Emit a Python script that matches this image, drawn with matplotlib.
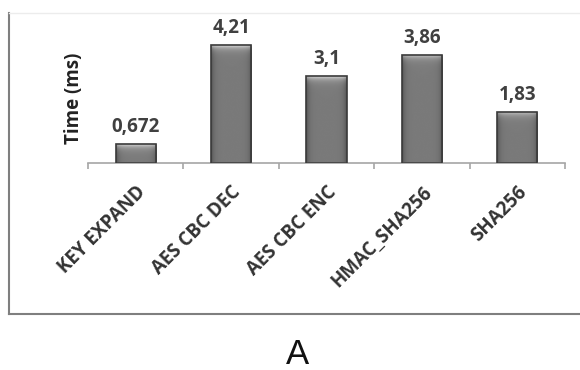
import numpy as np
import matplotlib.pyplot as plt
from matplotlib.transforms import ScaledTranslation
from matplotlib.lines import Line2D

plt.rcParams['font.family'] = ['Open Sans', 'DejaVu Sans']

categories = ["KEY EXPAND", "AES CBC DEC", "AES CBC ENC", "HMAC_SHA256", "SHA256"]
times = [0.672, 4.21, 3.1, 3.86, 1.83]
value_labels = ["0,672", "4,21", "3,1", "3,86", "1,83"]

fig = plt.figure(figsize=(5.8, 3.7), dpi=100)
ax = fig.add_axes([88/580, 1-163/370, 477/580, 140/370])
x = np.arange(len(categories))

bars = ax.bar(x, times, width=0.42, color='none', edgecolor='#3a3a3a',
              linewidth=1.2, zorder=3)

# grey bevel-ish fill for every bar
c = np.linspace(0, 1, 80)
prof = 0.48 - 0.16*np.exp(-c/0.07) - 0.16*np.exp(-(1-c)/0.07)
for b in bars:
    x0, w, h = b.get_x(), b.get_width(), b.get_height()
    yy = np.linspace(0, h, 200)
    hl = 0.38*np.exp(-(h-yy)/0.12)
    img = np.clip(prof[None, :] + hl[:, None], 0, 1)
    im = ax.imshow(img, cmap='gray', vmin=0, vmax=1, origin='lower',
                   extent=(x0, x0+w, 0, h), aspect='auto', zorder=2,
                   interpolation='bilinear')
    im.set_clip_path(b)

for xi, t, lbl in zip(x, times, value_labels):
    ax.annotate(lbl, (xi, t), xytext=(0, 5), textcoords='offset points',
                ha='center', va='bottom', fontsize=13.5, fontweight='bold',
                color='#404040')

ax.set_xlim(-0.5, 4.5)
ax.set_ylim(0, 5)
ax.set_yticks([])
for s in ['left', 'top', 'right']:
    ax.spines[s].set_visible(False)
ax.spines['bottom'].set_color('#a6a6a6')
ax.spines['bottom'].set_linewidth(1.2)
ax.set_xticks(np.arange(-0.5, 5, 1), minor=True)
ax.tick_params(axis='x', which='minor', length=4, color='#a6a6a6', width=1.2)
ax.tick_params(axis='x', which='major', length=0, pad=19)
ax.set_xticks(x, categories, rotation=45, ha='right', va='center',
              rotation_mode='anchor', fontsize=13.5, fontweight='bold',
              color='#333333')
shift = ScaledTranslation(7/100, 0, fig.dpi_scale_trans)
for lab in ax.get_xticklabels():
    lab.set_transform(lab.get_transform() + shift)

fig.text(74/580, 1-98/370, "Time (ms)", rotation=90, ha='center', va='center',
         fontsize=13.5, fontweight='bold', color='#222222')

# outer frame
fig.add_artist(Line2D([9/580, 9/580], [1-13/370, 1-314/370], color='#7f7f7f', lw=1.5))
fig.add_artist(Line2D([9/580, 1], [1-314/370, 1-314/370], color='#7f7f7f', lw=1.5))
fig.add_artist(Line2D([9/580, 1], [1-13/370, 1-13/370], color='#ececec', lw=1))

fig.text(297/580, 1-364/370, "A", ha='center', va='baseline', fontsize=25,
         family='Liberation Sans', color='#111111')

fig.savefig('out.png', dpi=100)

•••••

## [What you have to do]
Write out exactly the lines between the start of the data and the line with "x = np.arange(len(categories))", including both, but none of the pictures.

## [Result]
Emit a Python script that matches this image, drawn with matplotlib.
import numpy as np
import matplotlib.pyplot as plt
from matplotlib.transforms import ScaledTranslation
from matplotlib.lines import Line2D

plt.rcParams['font.family'] = ['Open Sans', 'DejaVu Sans']

categories = ["KEY EXPAND", "AES CBC DEC", "AES CBC ENC", "HMAC_SHA256", "SHA256"]
times = [0.672, 4.21, 3.1, 3.86, 1.83]
value_labels = ["0,672", "4,21", "3,1", "3,86", "1,83"]

fig = plt.figure(figsize=(5.8, 3.7), dpi=100)
ax = fig.add_axes([88/580, 1-163/370, 477/580, 140/370])
x = np.arange(len(categories))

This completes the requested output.